We started early on October 11th, and passed Gilmans' ranch, which was built of cedar, and, going fifteen miles farther, camped at a spring called Cottonwood Springs. A man by the name of Charles MacDonald had built a cedar ranch at the mouth of Cottonwood Canyon, which canyon came down to the river near Cottonwood Springs. Cottonwood Springs was merely a seep in a gully which had been an old bed of the river, and which had curved up towards Cottonwood Canyon. The water-bed of the river being largely composed of gravel, the water came down in the underflow, and seeped out at a place down in the bank where there had grown a large cottonwood tree. This spring had been dug out, and was the only spring as far as known along the Platte for two hundred miles. It was at the mouth of Cottonwood Canyon that we were to build our military post. The place was a great crossing for the Indians going north and south. The valley here was several miles wide. There was a large island in the river of several thousand acres, upon which grew the finest grass to be found in the country, and there were some scrubby willows and cottonwoods; so that the Indians coming from the north found it a good stopping-place to feed their ponies either in summer or winter, because in the winter the ponies could eat the cottonwood brush. In addition to this, Cottonwood Canyon gave a fine passage to the south. A road went up on the floor of the canyon, between the trees, until it rose onto the tableland twenty miles south. The canyon furnished fuel and protection. It was for the purpose of breaking up this Indian run-way that we were ordered to build a post at the mouth of the canyon.

== History ==

The decision to build the fort was following the Dakota War of 1862. It was an outpost to protect travelers along the Oregon and California Trails, between Fort Kearny and Colorado and to keep the peace with the local Native Americans. The fort was built by troops of the 7th Regiment Iowa Volunteer Cavalry using cedar logs cut in Cottonwood Canyon. It was completed in October 1863. Originally named Cantonment McKean, on February 26, 1866, it was renamed Fort McPherson in the honor of Major General James B. McPherson. However, it was always popularly known as Fort Cottonwood.

Numerous expeditions were launched from Fort McPherson during the Indian Wars. The most important was the expedition of General Eugene Asa Carr which finished with the defeat of the Cheyenne Indians at the Battle of Summit Springs.

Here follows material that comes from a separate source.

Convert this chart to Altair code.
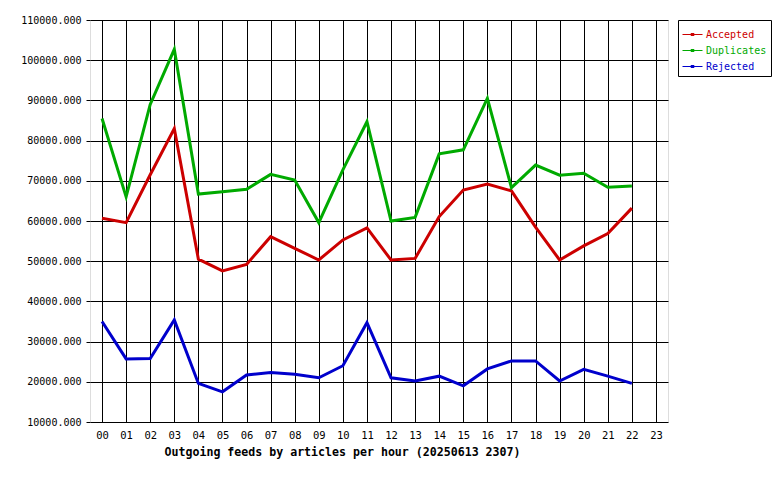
import altair as alt
import pandas as pd

hours = list(range(23))
hour_labels = [f"{h:02d}" for h in range(24)]
series_names = ["Accepted", "Duplicates", "Rejected"]
series_colors = ["#cc0000", "#00aa00", "#0000cc"]

accepted = [60700, 59600, 71500, 83000, 50500, 47600, 49200, 56100, 53200, 50300,
            55300, 58300, 50300, 50700, 61100, 67700, 69200, 67500, 58500, 50300,
            53800, 56900, 63200]
duplicates = [85500, 66000, 89000, 102700, 66700, 67300, 67900, 71600, 70200, 59600,
              72700, 84700, 60000, 60900, 76700, 77700, 90500, 68300, 73900, 71400,
              71900, 68400, 68700]
rejected = [35000, 25700, 25800, 35400, 19600, 17500, 21700, 22300, 21900, 21000,
            24000, 34700, 21000, 20200, 21400, 19000, 23200, 25200, 25200, 20200,
            23100, 21400, 19600]

rows = []
for name, vals in zip(series_names, [accepted, duplicates, rejected]):
    for h, v in zip(hours, vals):
        rows.append({"hour": h, "value": v, "series": name})
df = pd.DataFrame(rows)

label_color_expr = (
    "datum.value == 'Accepted' ? '#cc0000' : "
    "(datum.value == 'Duplicates' ? '#00aa00' : '#0000cc')"
)

mono = "DejaVu Sans Mono"

chart = alt.Chart(df).mark_line(strokeWidth=3, clip=True).encode(
    x=alt.X(
        "hour:Q",
        scale=alt.Scale(domain=[-0.5, 23.5], nice=False, zero=False),
        axis=alt.Axis(
            values=list(range(24)),
            labelExpr="datum.value < 10 ? '0' + datum.value : '' + datum.value",
            title="Outgoing feeds by articles per hour (20250613 2307)",
            titleFont=mono,
            titleFontSize=11.6,
            titleFontWeight="bold",
            titleColor="black",
            titleX=252,
            titleY=30,
            titleAlign="center",
            titleBaseline="middle",
            labelFont=mono,
            labelFontSize=10.5,
            labelColor="black",
            labelPadding=8,
            ticks=False,
            domain=False,
            grid=True,
            gridColor="black",
            gridOpacity=1,
            gridWidth=1,
            labelFlush=False,
        ),
    ),
    y=alt.Y(
        "value:Q",
        scale=alt.Scale(domain=[10000, 110000], nice=False, zero=False),
        axis=alt.Axis(
            values=list(range(10000, 110001, 10000)),
            format=".3f",
            title=None,
            labelFont=mono,
            labelFontSize=10,
            labelColor="black",
            labelPadding=5,
            tickSize=4,
            tickColor="black",
            domain=False,
            grid=True,
            gridColor="black",
            gridOpacity=1,
            gridWidth=1,
            labelFlush=False,
        ),
    ),
    color=alt.Color(
        "series:N",
        scale=alt.Scale(domain=series_names, range=series_colors),
        legend=alt.Legend(
            title=None,
            orient="none",
            legendX=588,
            legendY=0,
            strokeColor="black",
            fillColor="white",
            padding=4,
            rowPadding=-2,
            symbolType="M-1,0H1M-0.15,-0.1H0.15V0.1H-0.15Z",
            symbolSize=400,
            symbolStrokeWidth=1,
            symbolFillColor="transparent",
            labelFont=mono,
            labelFontSize=10,
            labelOffset=3,
            labelColor={"expr": label_color_expr},
        ),
    ),
).properties(
    width=578,
    height=402,
    padding={"left": 82, "top": 12, "right": 104, "bottom": 50},
    autosize="none",
).configure_view(
    fill="#e0e0e0",
    stroke="black",
    strokeWidth=1,
).configure(background="white")

chart.save("out.html", embed_options={"renderer": "svg", "actions": False})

In 1873, Captain Charles Meinhold and his small command from the fort were the first to travel up the Massacre Canyon after a large-scale Pawnee-Sioux battle. "We advanced from the mouth of the ravine to its head and found fifty-nine dead Pawnees...", wrote Army doctor David Franklin Powell.

The fort was abandoned in 1880.

A cemetery was created along with the fort. In 1873, 20 acre were set aside for Fort McPherson National Cemetery, and the remains interred in the original post cemetery were moved to it.